Open enrollment is more common in districts with stable or declining student populations because they are more flexible in accommodating shifting students. For nearly 10 years Clark County was one of the nation’s fastest-growing school districts, with annual enrollment increases of 4 percent to 6 percent.

With the region’s economy foundering, enrollment growth slowed to just under 1 percent last year. This year it’s possible that there will be no enrollment growth, with some indicators suggesting the county’s population might decline slightly.

One of the objectives of open-enrollment districts is to allow children in underperforming schools the opportunity to attend better-performing schools.

But Clark County’s efforts to accomplish that has garnered little parental support.

Although the district’s magnet programs and career academies have waiting lists, a federally mandated school choice program that allows tens of thousands of children attending low-performing Title 1 schools to enroll in higher-achieving schools has been utilized by fewer than 800 students a year.

One reason is that most parents are generally satisfied with their children’s schools, regardless of the federal rankings. And parents of students in the lower grades typically favor the convenience and perceived safety of neighborhood schools over bus rides across town to other campuses, even if they are higher performing.

The desire of parents to keep their children in neighborhood schools even when they have the option of sending them to better schools is also apparent at six poorly performing schools in West Las Vegas. Starting in 1994, the district has assigned students at the Prime Six schools to more ethnically and socioeconomically diverse schools in the valley, and provided the transportation to get them there. Almost without exception, the assigned schools have stronger records of academic achievement than the Prime Six campuses.

If parents object, they have to ask that their children attend their neighborhood schools or apply to one of three nearby magnet schools.

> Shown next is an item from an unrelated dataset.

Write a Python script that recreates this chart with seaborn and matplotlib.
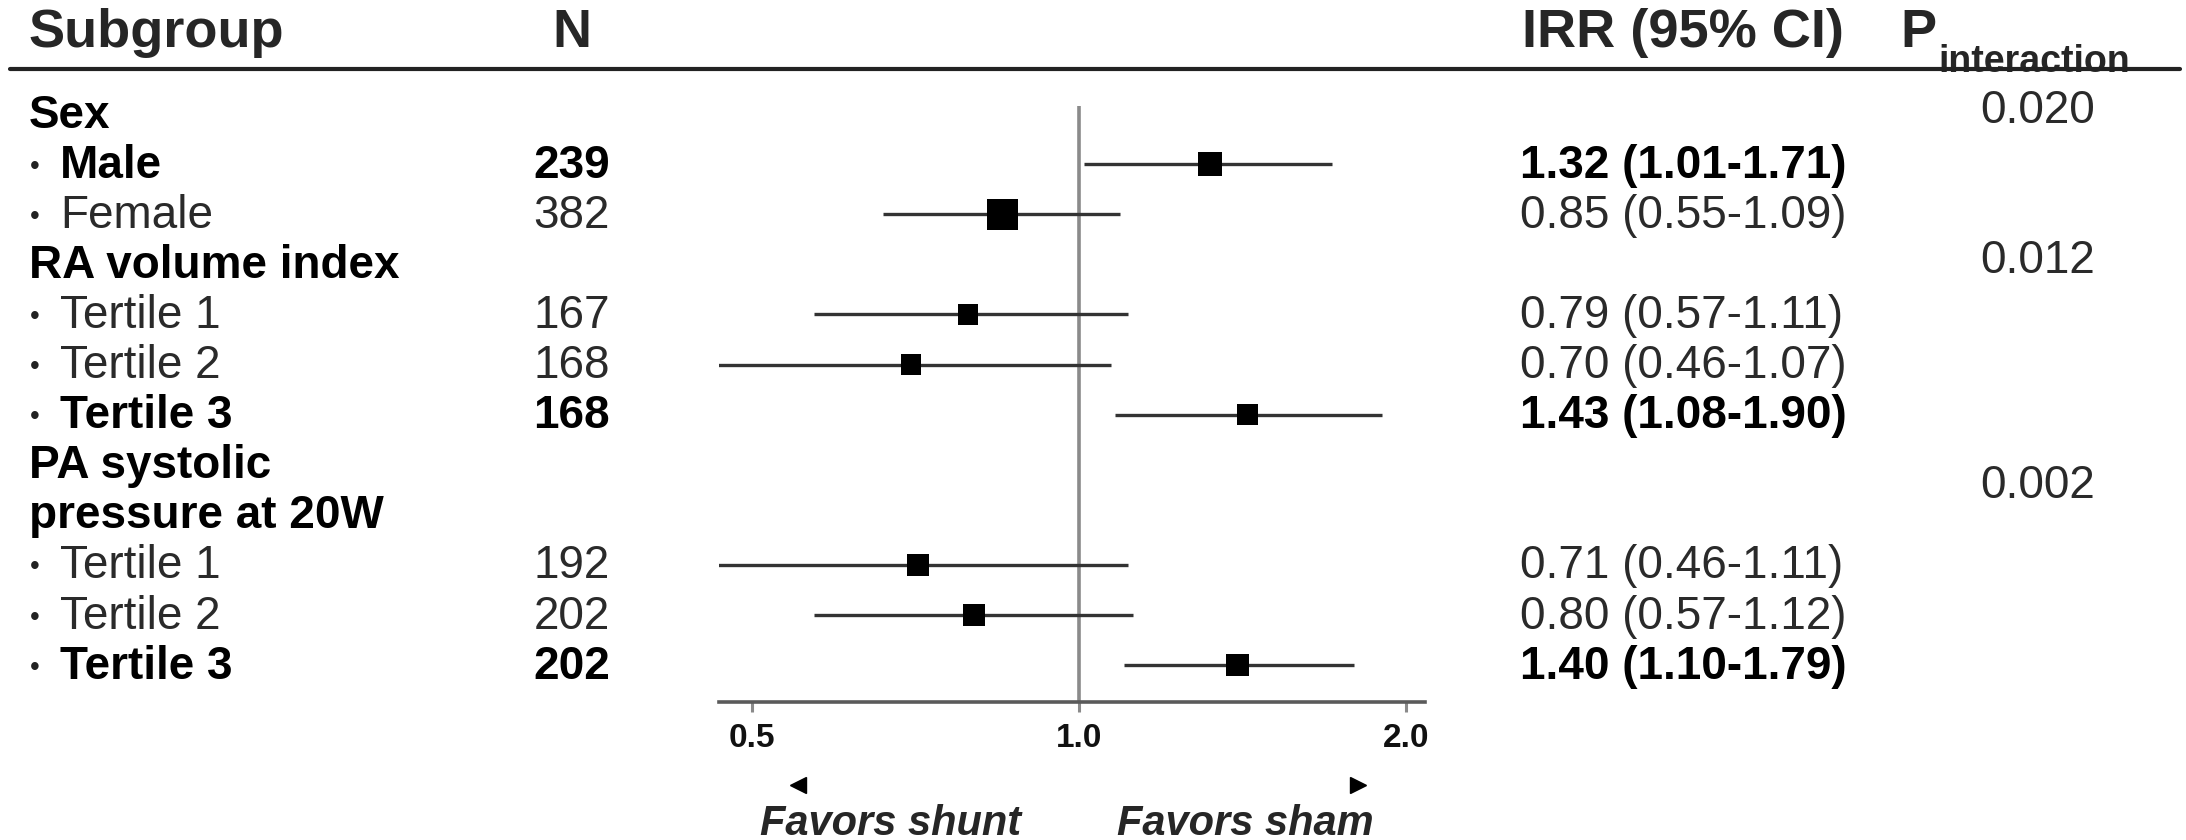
import numpy as np
import pandas as pd
import matplotlib
matplotlib.use("Agg")
import matplotlib.pyplot as plt
import seaborn as sns
from matplotlib.transforms import blended_transform_factory
from matplotlib.lines import Line2D
from matplotlib.ticker import NullLocator

# ---------------- data ----------------
group_names = ["Sex", "RA volume index", "PA systolic\npressure at 20W"]
group_sizes = [2, 3, 3]
p_interaction = ["0.020", "0.012", "0.002"]
subgroups = ["Male", "Female", "Tertile 1", "Tertile 2", "Tertile 3",
             "Tertile 1", "Tertile 2", "Tertile 3"]
n_values = [239, 382, 167, 168, 168, 192, 202, 202]
irr = [1.32, 0.85, 0.79, 0.70, 1.43, 0.71, 0.80, 1.40]
ci_low = [1.01, 0.66, 0.57, 0.46, 1.08, 0.46, 0.57, 1.10]
ci_high = [1.71, 1.09, 1.11, 1.07, 1.90, 1.11, 1.12, 1.79]
irr_labels = ["1.32 (1.01-1.71)", "0.85 (0.55-1.09)", "0.79 (0.57-1.11)",
              "0.70 (0.46-1.07)", "1.43 (1.08-1.90)", "0.71 (0.46-1.11)",
              "0.80 (0.57-1.12)", "1.40 (1.10-1.79)"]
x_ticks = [0.5, 1.0, 2.0]
x_tick_labels = ["0.5", "1.0", "2.0"]
favors_labels = ["Favors shunt", "Favors sham"]

# ---------------- row layout ----------------
header_rows, item_rows, p_rows = [], [], []
r = 0
for g, name in enumerate(group_names):
    start = r
    for line in name.split("\n"):
        header_rows.append((r, line))
        r += 1
    p_rows.append((start + r - 1) / 2)
    for _ in range(group_sizes[g]):
        item_rows.append(r)
        r += 1

df = pd.DataFrame({"row": item_rows, "irr": irr, "lo": ci_low,
                   "hi": ci_high, "n": n_values})
df["bold"] = (df["lo"] > 1) | (df["hi"] < 1)

# ---------------- style ----------------
sns.set_theme(style="white")
plt.rcParams["font.family"] = ["Liberation Sans", "DejaVu Sans"]

W, H = 2186, 840
fig = plt.figure(figsize=(W / 100, H / 100), dpi=100)
fig.patch.set_facecolor("white")

row0_px, row_px = 114.0, 50.1
ax_left, ax_right = 719, 1425
ax_top_row, ax_bot_row = -0.15, 11.737
top_px = row0_px + ax_top_row * row_px
bot_px = row0_px + ax_bot_row * row_px
ax = fig.add_axes([ax_left / W, 1 - bot_px / H, (ax_right - ax_left) / W,
                   (bot_px - top_px) / H])
ax.set_facecolor("none")

ax.set_xscale("log")
ax.axvline(1.0, color="#8a8a8a", lw=2.6, zorder=1)
ax.hlines(df["row"], df["lo"], df["hi"], color="#333333", lw=2.4, zorder=2)
side_pt = 1.6 * np.sqrt(df["n"].to_numpy()) * 72 / 100
sns.scatterplot(data=df, x="irr", y="row", marker="s", color="black",
                s=side_pt ** 2, edgecolor="none", linewidth=0, ax=ax,
                zorder=3, legend=False)

ax.set_xlim(0.466, 2.082)
ax.set_ylim(ax_bot_row, ax_top_row)
ax.set_xlabel("")
ax.set_ylabel("")
ax.set_yticks([])
for s in ["top", "left", "right"]:
    ax.spines[s].set_visible(False)
ax.spines["bottom"].set_color("#5a5a5a")
ax.spines["bottom"].set_linewidth(2.6)
ax.xaxis.set_minor_locator(NullLocator())
ax.set_xticks(x_ticks)
ax.set_xticklabels(x_tick_labels, fontweight="bold", fontsize=24, color="#111111")
ax.tick_params(axis="x", which="major", bottom=True, length=7, width=2.2,
               color="#8a8a8a", direction="out", pad=8)

# arrows and favors text
ax.plot([0.112], [-0.139], marker="<", ms=11, color="black",
        transform=ax.transAxes, clip_on=False, ls="none")
ax.plot([0.905], [-0.139], marker=">", ms=11, color="black",
        transform=ax.transAxes, clip_on=False, ls="none")
ax.text(0.2436, -0.205, favors_labels[0], transform=ax.transAxes, ha="center",
        va="center", fontsize=30, fontweight="bold", style="italic")
ax.text(0.745, -0.205, favors_labels[1], transform=ax.transAxes, ha="center",
        va="center", fontsize=30, fontweight="bold", style="italic")

# ---------------- table text ----------------
tr = blended_transform_factory(fig.transFigure, ax.transData)
FS, HFS = 33, 39
base_off = 0.27
x_label = 29 / W
x_bullet = 30 / W
x_item = 60 / W
x_n = 610 / W
x_irr = 1520 / W
x_p = 2095 / W

for row, line in header_rows:
    ax.text(x_label, row + base_off, line, transform=tr, fontsize=FS,
            fontweight="bold", va="baseline", ha="left", color="black")

for i, row in enumerate(item_rows):
    bold = bool(df["bold"].iloc[i])
    fw = "bold" if bold else "normal"
    col = "black" if bold else "#2a2a2a"
    ax.text(x_bullet, row + 0.05, "\u2022", transform=tr, fontsize=20,
            va="center", ha="left", color="#222222")
    ax.text(x_item, row + base_off, subgroups[i], transform=tr,
            fontsize=FS, fontweight=fw, va="baseline", ha="left", color=col)
    ax.text(x_n, row + base_off, str(n_values[i]), transform=tr,
            fontsize=FS, fontweight=fw, va="baseline", ha="right", color=col)
    ax.text(x_irr, row + base_off, irr_labels[i], transform=tr,
            fontsize=FS, fontweight=fw, va="baseline", ha="left", color=col)

for pr, pv in zip(p_rows, p_interaction):
    ax.text(x_p, pr + base_off - 0.1, pv, transform=tr, fontsize=FS,
            va="baseline", ha="right", color="#2a2a2a")

# header
hdr_row = -1.34
ax.text(x_label, hdr_row, "Subgroup", transform=tr, fontsize=HFS,
        fontweight="bold", va="baseline", ha="left")
ax.text(572 / W, hdr_row, "N", transform=tr, fontsize=HFS,
        fontweight="bold", va="baseline", ha="center")
ax.text(1522 / W, hdr_row, "IRR (95% CI)", transform=tr, fontsize=HFS,
        fontweight="bold", va="baseline", ha="left")
p_txt = ax.text(1900 / W, hdr_row, "P", transform=tr, fontsize=HFS,
                fontweight="bold", va="baseline", ha="left")
ax.annotate("interaction", xy=(1, 0), xycoords=p_txt, xytext=(2, -14),
            textcoords="offset pixels", fontsize=27, fontweight="bold",
            va="baseline", ha="left")

fig.add_artist(Line2D([10 / W, 2180 / W], [1 - 69 / H, 1 - 69 / H],
                      transform=fig.transFigure, color="#222222", lw=3))

fig.savefig("out.png", dpi=100, facecolor="white")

The Prime Six program’s popularity has dwindled. And now, with the overwhelming majority of families choosing to keep their children in the neighborhood Prime Six schools, those campuses have become “extremely disadvantaged and isolated student bodies,” according to a review by the Civil Rights Project at UCLA that was requested by Rulffes. Test scores of students at the majority of the Prime Six schools are significantly lower than those of their peers who attend the better-performing schools, and are below the districtwide average. West Las Vegas students who attended the assigned schools and magnet schools were also less segregated by race and poverty than their peers at the Prime Six schools.

Before the district embarks on an expanded open enrollment initiative, the realities of the Prime Six program need to be addressed, said Linda Young, a member of the Clark County School Board. The program was formulated in response to a lawsuit first filed by the Las Vegas Alliance of Black School Educators in 1989. Young, a West Las Vegas principal at the time, was a member.

She said she welcomed the findings by the UCLA researchers.

“This is a great opportunity for us to correct a long-standing, historically oppressive situation in the African-American community,” Young said. “The Prime Six plan was always supposed to have continuous review. Instead it’s been spotty at best and to a large extent, not reviewed at all.”

Young said she supports the concept of open enrollment, even without the money for transportation. But the initiative won’t work unless there is a concerted effort to inform families of their options. Schools also need to have the flexibility to develop programs that will attract a diverse student body, Young said. The UCLA review, which will be the subject of a special School Board meeting at 2 p.m. today, offers little in the form of a blueprint for the district’s next step. The review requested by the district was to be based solely on statistical data, with no independent “on the ground” research at the Prime Six schools, said professor Gary Orfield, co-director of the Civil Rights Project. However, it does outline statistical patterns and their possible implications, and poses questions “the district needs to answer to be sure that the students get a fair chance and the neighborhood has a good future,” Orfield said.

By extension, the lessons learned in the Prime Six program may be applied to the School District’s effort to promote a version of open enrollment districtwide: Are parents eager or even willing to send their children to schools outside their neighborhoods?